Lichen green.  It was a compromise color because I could not get the grayed purple I longed for, and it was the only neutral without oodles of yellow. Once it was on the nightstand, I went back and bought more of it because it goes on so well, covers so nicely, and I really like the color. I thought it would be on a nightstand, folding chair, and bathroom storage. That's enough, eh?

Today I brought up from the basement some shelves from  bookcases I've lived with more 30 years or more.  I had thought they were a whispery turquoise, but side by side with other storage, I found the color almost indistinguishable from lichen green.

The one on the left is the original color. The one on the right is the Rustoleum color.
Part of me said, Gee, I'm consistent/predictable. Another part said, of COURSE a double Pisces likes watery colors. While I'm irked to be so predictable, it will be simple to touch up nicks on the bookshelves, or even to completely refinish them.

Five years ago I found a charming child's desk that had pigeon holes on the top. I took it apart to refinish it, and bought  the hardware to put on a fourth leg. Before anything at all happened, I moved.  After the move, I had fourth leg cut and  then could only find two of the original three. The project went on hold for a few years. I bought and installed a set of four legs. They wobbled. I left one of the four with its top mount hardware on, because the desk was damaged in that corner. But I will be using corner mount hardware for the others. The braces are already there. How hard can it be to drill a hole in the side of a table leg? We'll see.
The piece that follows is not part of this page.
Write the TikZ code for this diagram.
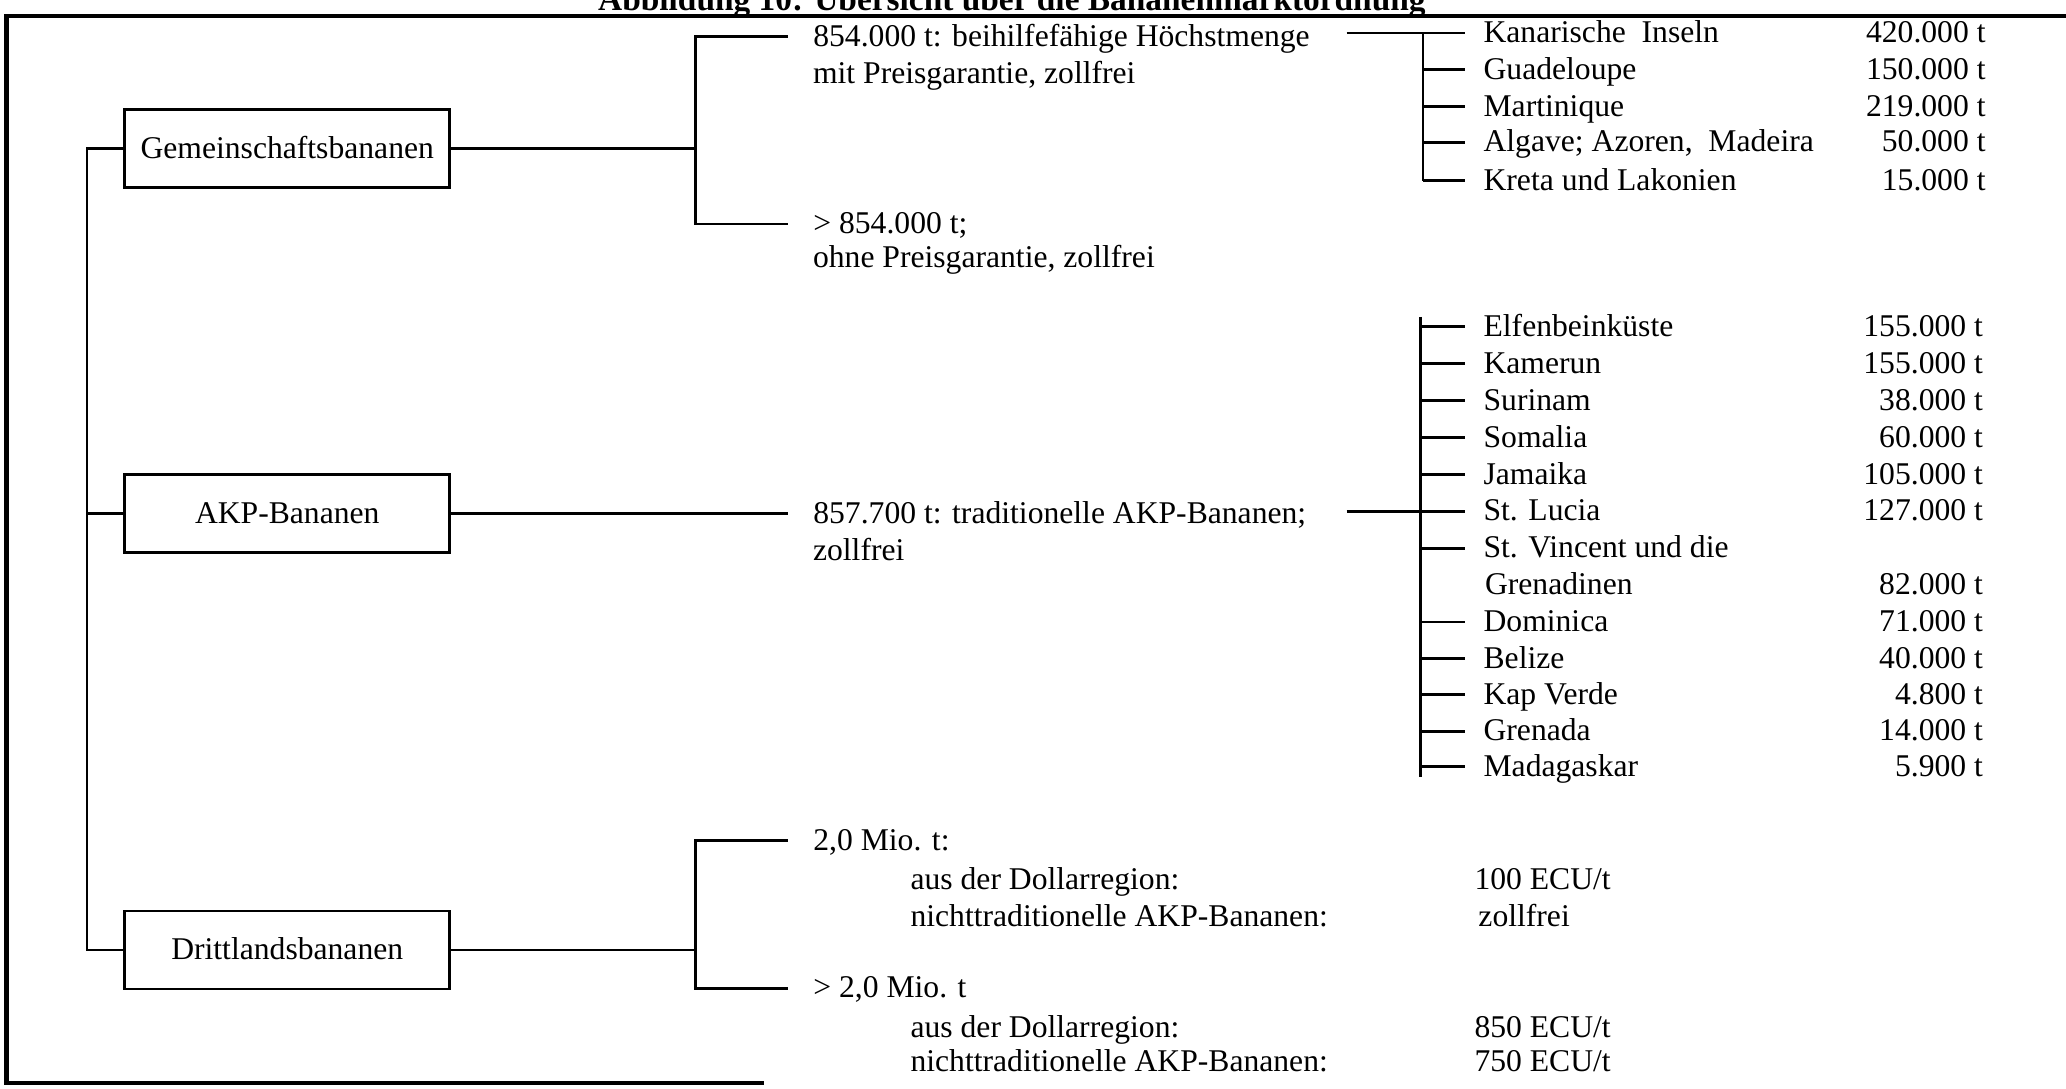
\documentclass[tikz,border=0pt]{standalone}
\usepackage{fontspec}
\setmainfont{Liberation Serif}
\begin{document}
\begin{tikzpicture}
	[x=0.13176mm, y=-0.13176mm, line width=0.8pt,
	every node/.style={font=\fontsize{9}{10}\selectfont, inner sep=0pt, text height=7pt, text depth=1.5pt},
	box/.style={draw, minimum width=32.5mm, minimum height=7.8mm},
	lbl/.style={anchor=west, inner xsep=2.4mm},
	land/.style={anchor=west, inner xsep=1.7mm},
	amt/.style={anchor=east}]
	\useasboundingbox (0,0) rectangle (1568,826);
	
	% frame and title
	\draw[line width=1.3pt] (1568,12) -- (5,12) -- (5,822) -- (580,822);
	\node[anchor=base, font=\bfseries\fontsize{9.5}{11}\selectfont] (title) at (768,8) {Abbildung 10: Übersicht über die Bananenmarktordnung};
	
	% the three kinds of bananas
	\node[box] (g) at (218,113) {Gemeinschaftsbananen};
	\node[box] (a) at (218,390) {AKP-Bananen};
	\node[box] (d) at (218,721) {Drittlandsbananen};
	\coordinate (t1) at (66,113);
	\coordinate (t2) at (66,390);
	\coordinate (t3) at (66,721);
	\draw (g) -- (t1) -- (t3) -- (d);
	\draw (t2) -- (a);
	
	% Gemeinschaftsbananen
	\coordinate (gj) at (528,113);
	\node[lbl] (g1) at (598,28) {854.000 t: beihilfefähige Höchstmenge};
	\node[anchor=west] (g1b) at (616,56) {mit Preisgarantie, zollfrei};
	\node[lbl] (g2) at (598,170) {> 854.000 t;};
	\node[anchor=west] (g2b) at (616,196) {ohne Preisgarantie, zollfrei};
	\draw (g) -- (gj);
	\draw (g1.west) -| (gj) |- (g2.west);
	
	\coordinate (gk) at (1022,25);
	\coordinate (kx) at (1080,0);
	\foreach \n/\y/\name/\menge in {1/25/Kanarische~~Inseln/420.000 t, 2/53/Guadeloupe/150.000 t,
		3/81/Martinique/219.000 t, 4/108/{Algave; Azoren,~~Madeira}/50.000 t, 5/137/Kreta und Lakonien/15.000 t}
	{
		\node[land] (k\n) at (1112,\y) {\name};
		\node[amt] (km\n) at (1508,\y) {\menge};
		\draw (k\n.west -| kx) -- (k\n.west);
	}
	\draw (gk) -- (k1.west -| kx);
	\draw (k1.west -| kx) -- (k5.west -| kx);
	
	% AKP-Bananen
	\node[lbl] (a1) at (598,390) {857.700 t: traditionelle AKP-Bananen;};
	\node[anchor=west] (a1b) at (616,418) {zollfrei};
	\draw (a) -- (a1.west);
	
	\coordinate (aj) at (1022,388);
	\coordinate (ax) at (1078,0);
	\foreach \n/\y/\name in {1/248/Elfenbeinküste, 2/276/Kamerun, 3/304/Surinam, 4/332/Somalia,
		5/360/Jamaika, 6/388/St. Lucia, 7/416/St. Vincent und die, 8/472/Dominica,
		9/500/Belize, 10/527/Kap Verde, 11/555/Grenada, 12/582/Madagaskar}
	{
		\node[land] (s\n) at (1112,\y) {\name};
		\draw (s\n.west -| ax) -- (s\n.west);
	}
	\node[anchor=west] (s7b) at (1126,444) {Grenadinen};
	\foreach \y/\menge in {248/155.000 t, 276/155.000 t, 304/38.000 t, 332/60.000 t, 360/105.000 t,
		388/127.000 t, 444/82.000 t, 472/71.000 t, 500/40.000 t, 527/4.800 t, 555/14.000 t, 582/5.900 t}
		\node[amt] (m\y) at (1506,\y) {\menge};
	\draw (aj) -- (s6.west -| ax);
	\draw[shorten <=-1mm, shorten >=-1mm] (s1.west -| ax) -- (s12.west -| ax);
	
	% Drittlandsbananen
	\coordinate (dj) at (528,721);
	\node[lbl] (d1) at (598,638) {2,0 Mio. t:};
	\node[anchor=west] (d1a) at (690,668) {aus der Dollarregion:};
	\node[anchor=west] (d1b) at (690,696) {nichttraditionelle AKP-Bananen:};
	\node[anchor=west] (d1c) at (1118,668) {100 ECU/t};
	\node[anchor=west] (d1d) at (1121,696) {zollfrei};
	\node[lbl] (d2) at (598,750) {> 2,0 Mio. t};
	\node[anchor=west] (d2a) at (690,780) {aus der Dollarregion:};
	\node[anchor=west] (d2b) at (690,806) {nichttraditionelle AKP-Bananen:};
	\node[anchor=west] (d2c) at (1118,780) {850 ECU/t};
	\node[anchor=west] (d2d) at (1118,806) {750 ECU/t};
	\draw (d) -- (dj);
	\draw (d1.west) -| (dj) |- (d2.west);
\end{tikzpicture}
\end{document}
However, the pigeonholes that originally delighted me will not be used, because a flat table will be more useful. And yes, this too will be painted lichen green.

While I was attempting to use up 3/4 of a gallon of country white paint because the rim of the can had disintegrated, it occurred to me that paint now comes in plastic, and that Glad plastic food storage containers could hold paint. Now, about a quart is in  food storage container, suitably marked. Whew.